Source code of charts

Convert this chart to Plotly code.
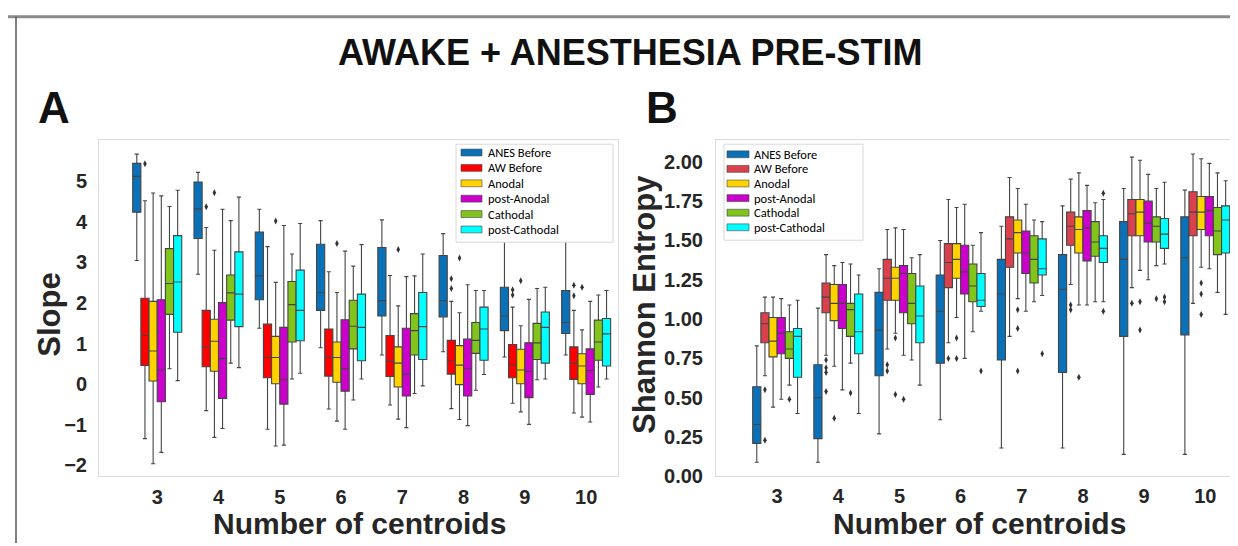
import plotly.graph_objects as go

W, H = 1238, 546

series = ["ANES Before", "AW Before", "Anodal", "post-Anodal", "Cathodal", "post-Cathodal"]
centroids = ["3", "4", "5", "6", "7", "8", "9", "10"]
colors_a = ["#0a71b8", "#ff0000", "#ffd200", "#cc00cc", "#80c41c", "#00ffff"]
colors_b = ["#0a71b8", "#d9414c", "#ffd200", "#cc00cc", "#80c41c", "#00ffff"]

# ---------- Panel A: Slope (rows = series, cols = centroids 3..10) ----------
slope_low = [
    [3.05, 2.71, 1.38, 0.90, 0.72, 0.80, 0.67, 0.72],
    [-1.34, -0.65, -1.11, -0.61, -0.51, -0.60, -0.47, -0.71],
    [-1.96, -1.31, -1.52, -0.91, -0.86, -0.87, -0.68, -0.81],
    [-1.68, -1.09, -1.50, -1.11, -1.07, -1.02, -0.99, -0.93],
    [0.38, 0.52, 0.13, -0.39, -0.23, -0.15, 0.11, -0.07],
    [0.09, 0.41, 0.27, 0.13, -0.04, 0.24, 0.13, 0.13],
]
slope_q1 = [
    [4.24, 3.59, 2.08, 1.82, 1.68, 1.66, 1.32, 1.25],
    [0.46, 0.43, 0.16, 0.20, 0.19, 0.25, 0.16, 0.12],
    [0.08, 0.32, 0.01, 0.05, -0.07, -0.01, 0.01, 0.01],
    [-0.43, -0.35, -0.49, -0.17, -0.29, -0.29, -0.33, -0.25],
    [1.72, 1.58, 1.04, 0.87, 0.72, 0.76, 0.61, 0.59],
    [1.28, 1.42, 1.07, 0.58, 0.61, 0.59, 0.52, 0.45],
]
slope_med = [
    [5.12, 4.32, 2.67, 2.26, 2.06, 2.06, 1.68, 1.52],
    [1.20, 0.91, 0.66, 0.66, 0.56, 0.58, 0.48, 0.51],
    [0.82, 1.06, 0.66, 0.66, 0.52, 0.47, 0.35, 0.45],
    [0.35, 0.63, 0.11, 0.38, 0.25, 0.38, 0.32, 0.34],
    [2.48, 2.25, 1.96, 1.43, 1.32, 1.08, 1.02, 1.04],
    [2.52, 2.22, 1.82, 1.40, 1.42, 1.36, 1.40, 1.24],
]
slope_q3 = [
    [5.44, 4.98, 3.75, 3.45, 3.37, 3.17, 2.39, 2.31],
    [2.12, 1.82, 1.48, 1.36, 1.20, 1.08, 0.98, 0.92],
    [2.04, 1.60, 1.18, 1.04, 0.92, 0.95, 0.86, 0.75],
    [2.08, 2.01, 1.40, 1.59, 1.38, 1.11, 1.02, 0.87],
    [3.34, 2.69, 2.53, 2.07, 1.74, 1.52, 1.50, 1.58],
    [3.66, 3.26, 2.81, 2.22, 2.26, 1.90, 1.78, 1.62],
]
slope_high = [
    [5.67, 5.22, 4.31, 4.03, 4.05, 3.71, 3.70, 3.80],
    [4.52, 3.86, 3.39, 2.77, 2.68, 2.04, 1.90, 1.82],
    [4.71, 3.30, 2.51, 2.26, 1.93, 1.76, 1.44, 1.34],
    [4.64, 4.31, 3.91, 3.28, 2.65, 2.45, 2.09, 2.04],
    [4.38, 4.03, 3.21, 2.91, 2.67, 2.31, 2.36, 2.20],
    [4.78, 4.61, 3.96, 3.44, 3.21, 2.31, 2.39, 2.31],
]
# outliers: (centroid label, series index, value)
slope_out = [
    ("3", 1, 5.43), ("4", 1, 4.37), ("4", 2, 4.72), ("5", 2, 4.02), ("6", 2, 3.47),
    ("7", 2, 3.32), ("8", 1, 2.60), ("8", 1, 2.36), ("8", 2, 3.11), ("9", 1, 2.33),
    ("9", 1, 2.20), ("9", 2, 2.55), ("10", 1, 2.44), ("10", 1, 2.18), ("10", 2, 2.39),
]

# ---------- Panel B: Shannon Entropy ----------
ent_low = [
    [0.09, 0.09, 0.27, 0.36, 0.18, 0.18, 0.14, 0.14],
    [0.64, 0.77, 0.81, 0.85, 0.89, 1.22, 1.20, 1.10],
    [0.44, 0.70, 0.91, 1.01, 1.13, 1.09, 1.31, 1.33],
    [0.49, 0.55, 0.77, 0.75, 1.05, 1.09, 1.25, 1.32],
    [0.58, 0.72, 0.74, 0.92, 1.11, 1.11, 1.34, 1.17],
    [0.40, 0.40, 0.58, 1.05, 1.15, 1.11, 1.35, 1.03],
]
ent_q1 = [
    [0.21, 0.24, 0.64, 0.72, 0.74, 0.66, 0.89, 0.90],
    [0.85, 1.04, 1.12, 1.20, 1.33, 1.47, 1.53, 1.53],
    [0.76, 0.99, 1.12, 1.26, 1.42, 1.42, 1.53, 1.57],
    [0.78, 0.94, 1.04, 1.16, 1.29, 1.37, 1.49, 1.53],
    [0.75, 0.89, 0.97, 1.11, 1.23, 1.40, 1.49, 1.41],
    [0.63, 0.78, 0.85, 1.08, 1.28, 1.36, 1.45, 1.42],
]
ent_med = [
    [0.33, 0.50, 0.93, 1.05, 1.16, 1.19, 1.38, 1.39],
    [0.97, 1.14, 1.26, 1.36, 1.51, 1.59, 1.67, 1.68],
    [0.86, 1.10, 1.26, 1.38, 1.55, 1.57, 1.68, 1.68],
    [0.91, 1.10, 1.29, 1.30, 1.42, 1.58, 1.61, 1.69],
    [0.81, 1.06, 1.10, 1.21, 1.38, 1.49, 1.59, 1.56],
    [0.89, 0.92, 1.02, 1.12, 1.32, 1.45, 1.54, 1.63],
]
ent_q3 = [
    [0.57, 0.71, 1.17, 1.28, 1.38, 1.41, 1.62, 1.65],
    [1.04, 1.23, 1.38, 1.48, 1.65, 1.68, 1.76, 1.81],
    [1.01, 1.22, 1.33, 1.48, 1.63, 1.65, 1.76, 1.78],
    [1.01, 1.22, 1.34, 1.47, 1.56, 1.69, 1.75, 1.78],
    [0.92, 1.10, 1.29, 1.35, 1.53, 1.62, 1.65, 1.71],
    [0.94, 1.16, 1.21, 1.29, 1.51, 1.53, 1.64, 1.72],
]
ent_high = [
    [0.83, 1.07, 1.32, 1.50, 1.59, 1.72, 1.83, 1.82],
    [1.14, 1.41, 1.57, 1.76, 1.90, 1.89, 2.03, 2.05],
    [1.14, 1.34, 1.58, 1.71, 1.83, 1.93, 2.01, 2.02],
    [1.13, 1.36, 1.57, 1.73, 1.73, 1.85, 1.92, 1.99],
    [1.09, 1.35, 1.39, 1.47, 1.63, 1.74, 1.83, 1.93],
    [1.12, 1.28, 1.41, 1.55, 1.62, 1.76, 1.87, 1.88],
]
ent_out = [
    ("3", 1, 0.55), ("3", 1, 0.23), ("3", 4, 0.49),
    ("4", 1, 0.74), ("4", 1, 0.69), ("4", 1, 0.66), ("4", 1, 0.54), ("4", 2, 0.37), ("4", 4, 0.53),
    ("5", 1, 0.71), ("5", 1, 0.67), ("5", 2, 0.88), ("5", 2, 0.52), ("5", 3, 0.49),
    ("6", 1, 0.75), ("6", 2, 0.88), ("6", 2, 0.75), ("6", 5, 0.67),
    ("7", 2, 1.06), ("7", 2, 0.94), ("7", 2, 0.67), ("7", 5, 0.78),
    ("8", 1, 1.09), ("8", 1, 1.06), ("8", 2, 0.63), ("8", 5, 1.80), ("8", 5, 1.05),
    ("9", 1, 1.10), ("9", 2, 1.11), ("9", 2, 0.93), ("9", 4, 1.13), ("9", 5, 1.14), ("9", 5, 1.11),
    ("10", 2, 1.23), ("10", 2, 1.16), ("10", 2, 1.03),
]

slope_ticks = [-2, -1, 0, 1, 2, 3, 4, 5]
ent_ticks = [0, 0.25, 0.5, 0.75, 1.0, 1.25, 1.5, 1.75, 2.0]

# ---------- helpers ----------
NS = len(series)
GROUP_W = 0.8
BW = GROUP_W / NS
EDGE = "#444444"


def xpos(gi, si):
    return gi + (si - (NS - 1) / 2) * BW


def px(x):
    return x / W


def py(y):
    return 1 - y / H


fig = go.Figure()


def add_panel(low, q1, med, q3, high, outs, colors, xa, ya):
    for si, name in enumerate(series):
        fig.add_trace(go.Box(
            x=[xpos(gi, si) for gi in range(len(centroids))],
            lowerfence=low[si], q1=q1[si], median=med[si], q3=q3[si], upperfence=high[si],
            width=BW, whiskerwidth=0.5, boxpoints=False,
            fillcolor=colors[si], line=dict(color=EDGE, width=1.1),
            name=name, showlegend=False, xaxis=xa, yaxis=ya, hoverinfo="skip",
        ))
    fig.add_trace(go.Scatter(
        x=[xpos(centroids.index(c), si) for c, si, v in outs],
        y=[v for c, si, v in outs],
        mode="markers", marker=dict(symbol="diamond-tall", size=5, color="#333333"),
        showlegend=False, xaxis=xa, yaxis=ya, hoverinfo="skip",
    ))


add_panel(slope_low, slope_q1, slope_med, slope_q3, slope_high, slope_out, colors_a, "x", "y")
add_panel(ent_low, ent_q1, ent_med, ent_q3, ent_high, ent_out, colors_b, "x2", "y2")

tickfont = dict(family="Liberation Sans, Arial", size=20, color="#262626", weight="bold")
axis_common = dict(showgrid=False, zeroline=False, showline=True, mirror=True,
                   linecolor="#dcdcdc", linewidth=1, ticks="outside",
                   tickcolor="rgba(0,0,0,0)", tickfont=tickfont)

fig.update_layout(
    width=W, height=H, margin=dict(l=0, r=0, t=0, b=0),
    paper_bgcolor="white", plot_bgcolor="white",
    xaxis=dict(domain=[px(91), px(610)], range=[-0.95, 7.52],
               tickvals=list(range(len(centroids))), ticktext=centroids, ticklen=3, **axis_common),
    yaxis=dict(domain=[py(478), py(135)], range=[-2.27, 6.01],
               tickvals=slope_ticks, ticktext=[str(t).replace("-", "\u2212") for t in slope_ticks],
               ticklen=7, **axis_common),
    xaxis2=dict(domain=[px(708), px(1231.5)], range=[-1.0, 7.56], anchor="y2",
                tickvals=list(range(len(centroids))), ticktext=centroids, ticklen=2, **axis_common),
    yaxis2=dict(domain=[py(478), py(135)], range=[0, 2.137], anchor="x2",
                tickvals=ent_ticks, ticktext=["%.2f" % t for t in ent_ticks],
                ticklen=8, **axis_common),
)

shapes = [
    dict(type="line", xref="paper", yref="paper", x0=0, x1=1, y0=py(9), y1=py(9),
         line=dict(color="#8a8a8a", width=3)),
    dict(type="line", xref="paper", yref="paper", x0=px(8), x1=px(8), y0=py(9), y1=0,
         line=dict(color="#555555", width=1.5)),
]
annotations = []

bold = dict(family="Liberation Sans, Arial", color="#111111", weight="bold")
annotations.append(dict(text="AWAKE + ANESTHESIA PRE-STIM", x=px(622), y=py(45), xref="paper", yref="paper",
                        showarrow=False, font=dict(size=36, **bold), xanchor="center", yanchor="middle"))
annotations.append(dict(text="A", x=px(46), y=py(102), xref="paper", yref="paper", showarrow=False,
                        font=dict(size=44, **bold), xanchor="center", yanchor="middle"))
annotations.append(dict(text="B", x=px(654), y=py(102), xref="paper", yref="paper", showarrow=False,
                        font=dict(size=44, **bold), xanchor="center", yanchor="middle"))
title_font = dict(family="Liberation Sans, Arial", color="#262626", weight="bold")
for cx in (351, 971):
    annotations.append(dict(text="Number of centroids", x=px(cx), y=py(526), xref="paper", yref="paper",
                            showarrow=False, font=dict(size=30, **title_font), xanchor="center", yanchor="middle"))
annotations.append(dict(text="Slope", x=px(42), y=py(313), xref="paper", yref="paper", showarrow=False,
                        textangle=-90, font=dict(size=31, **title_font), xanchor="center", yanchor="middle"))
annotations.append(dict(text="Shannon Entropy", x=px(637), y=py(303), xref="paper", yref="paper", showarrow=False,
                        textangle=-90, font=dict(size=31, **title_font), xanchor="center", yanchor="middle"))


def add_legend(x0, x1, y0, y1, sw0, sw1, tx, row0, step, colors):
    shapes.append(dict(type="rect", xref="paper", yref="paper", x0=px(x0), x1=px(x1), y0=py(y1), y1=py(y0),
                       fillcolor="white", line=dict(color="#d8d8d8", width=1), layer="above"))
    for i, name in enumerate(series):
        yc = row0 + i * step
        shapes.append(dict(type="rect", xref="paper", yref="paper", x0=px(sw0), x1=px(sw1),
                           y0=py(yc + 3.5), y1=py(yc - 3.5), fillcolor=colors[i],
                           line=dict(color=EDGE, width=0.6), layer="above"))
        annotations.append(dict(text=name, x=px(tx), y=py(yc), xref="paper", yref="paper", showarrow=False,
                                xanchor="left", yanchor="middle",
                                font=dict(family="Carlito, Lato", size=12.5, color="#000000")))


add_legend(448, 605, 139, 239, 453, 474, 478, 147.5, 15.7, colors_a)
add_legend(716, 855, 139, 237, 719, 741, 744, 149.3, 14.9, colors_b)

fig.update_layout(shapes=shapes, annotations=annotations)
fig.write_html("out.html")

---

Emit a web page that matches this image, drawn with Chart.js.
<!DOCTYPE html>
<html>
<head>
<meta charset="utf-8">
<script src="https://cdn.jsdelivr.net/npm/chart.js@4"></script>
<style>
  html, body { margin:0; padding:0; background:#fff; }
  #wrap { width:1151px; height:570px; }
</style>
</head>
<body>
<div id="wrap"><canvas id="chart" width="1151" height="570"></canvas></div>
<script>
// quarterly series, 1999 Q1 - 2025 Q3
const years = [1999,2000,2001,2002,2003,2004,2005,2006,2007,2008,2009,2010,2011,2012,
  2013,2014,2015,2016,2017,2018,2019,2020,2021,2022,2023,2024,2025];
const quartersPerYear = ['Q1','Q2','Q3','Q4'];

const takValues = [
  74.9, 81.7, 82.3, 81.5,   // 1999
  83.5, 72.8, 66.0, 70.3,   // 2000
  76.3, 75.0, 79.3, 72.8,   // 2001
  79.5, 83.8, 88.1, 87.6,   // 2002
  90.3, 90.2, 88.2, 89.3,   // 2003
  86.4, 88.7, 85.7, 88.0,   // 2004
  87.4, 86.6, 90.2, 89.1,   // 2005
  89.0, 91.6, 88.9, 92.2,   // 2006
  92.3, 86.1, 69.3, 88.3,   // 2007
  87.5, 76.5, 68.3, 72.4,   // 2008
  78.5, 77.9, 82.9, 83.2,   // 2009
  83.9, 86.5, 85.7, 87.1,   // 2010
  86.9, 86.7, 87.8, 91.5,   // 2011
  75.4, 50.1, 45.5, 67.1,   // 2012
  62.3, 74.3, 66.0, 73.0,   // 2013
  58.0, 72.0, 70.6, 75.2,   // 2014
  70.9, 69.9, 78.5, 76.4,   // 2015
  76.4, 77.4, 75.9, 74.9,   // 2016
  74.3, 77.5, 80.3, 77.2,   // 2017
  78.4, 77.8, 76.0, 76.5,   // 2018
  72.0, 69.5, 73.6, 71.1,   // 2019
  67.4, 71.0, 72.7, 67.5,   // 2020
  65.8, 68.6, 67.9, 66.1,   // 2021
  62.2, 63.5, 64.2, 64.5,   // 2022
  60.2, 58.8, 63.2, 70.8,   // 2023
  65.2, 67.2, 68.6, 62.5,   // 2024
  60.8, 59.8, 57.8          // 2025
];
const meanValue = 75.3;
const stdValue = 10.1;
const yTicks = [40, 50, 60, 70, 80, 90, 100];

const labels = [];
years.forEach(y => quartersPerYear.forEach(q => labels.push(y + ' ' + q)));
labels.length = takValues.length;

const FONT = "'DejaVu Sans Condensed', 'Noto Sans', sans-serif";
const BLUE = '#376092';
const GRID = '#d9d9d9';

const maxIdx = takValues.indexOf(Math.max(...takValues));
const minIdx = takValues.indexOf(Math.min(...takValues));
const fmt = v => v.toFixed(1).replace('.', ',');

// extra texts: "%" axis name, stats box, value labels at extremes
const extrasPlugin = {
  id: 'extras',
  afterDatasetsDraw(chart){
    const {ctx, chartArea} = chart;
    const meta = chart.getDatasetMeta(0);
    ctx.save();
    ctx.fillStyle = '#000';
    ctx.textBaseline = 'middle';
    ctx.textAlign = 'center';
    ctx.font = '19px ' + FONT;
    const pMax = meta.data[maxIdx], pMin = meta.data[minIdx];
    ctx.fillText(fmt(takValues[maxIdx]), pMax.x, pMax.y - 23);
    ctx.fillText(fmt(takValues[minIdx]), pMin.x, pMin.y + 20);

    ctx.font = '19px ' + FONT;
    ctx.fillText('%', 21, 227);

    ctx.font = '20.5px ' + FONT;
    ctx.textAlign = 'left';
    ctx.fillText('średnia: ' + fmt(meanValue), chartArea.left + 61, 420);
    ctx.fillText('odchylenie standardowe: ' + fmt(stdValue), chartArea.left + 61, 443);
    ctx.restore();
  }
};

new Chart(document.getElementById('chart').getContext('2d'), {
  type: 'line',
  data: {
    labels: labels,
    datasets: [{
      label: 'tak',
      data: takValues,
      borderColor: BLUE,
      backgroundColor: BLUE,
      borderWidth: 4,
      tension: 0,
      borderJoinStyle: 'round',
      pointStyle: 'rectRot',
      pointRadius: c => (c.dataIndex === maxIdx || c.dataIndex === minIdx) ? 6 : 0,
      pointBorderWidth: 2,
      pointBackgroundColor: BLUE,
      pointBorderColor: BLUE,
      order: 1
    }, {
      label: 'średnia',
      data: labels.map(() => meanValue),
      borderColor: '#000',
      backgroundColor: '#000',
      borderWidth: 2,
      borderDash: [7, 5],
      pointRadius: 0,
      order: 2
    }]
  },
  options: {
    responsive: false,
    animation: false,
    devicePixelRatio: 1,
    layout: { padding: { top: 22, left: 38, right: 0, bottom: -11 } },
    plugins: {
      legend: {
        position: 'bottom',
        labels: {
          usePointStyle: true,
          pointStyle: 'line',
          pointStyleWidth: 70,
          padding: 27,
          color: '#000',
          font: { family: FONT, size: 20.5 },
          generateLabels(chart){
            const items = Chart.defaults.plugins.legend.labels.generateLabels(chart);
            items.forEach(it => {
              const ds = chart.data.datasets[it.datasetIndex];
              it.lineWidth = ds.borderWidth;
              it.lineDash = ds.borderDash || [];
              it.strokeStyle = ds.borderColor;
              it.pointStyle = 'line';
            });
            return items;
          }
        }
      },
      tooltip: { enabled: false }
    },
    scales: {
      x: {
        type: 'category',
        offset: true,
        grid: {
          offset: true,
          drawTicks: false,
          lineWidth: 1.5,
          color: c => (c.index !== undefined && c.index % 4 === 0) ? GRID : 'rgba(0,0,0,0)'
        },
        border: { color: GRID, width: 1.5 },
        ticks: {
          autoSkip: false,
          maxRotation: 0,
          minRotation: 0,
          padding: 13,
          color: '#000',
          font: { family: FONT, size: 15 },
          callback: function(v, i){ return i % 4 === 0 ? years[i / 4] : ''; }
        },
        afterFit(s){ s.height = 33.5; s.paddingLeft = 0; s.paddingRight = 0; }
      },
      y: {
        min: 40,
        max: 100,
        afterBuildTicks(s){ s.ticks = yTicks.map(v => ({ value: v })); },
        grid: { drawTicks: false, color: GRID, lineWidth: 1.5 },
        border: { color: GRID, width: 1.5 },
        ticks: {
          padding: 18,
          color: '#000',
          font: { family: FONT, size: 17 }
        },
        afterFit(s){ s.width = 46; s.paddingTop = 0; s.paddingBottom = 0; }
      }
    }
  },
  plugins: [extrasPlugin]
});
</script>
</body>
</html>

### Direction
The required output is an exact reproduction of the lines starting at the one that contains "Emit a web page" and ending at the one that contains "const quartersPerYear = ['Q1','Q2','Q3','Q4'];". Both boundary lines belong to it.

### Response below
Emit a web page that matches this image, drawn with Chart.js.
<!DOCTYPE html>
<html>
<head>
<meta charset="utf-8">
<script src="https://cdn.jsdelivr.net/npm/chart.js@4"></script>
<style>
  html, body { margin:0; padding:0; background:#fff; }
  #wrap { width:1151px; height:570px; }
</style>
</head>
<body>
<div id="wrap"><canvas id="chart" width="1151" height="570"></canvas></div>
<script>
// quarterly series, 1999 Q1 - 2025 Q3
const years = [1999,2000,2001,2002,2003,2004,2005,2006,2007,2008,2009,2010,2011,2012,
  2013,2014,2015,2016,2017,2018,2019,2020,2021,2022,2023,2024,2025];
const quartersPerYear = ['Q1','Q2','Q3','Q4'];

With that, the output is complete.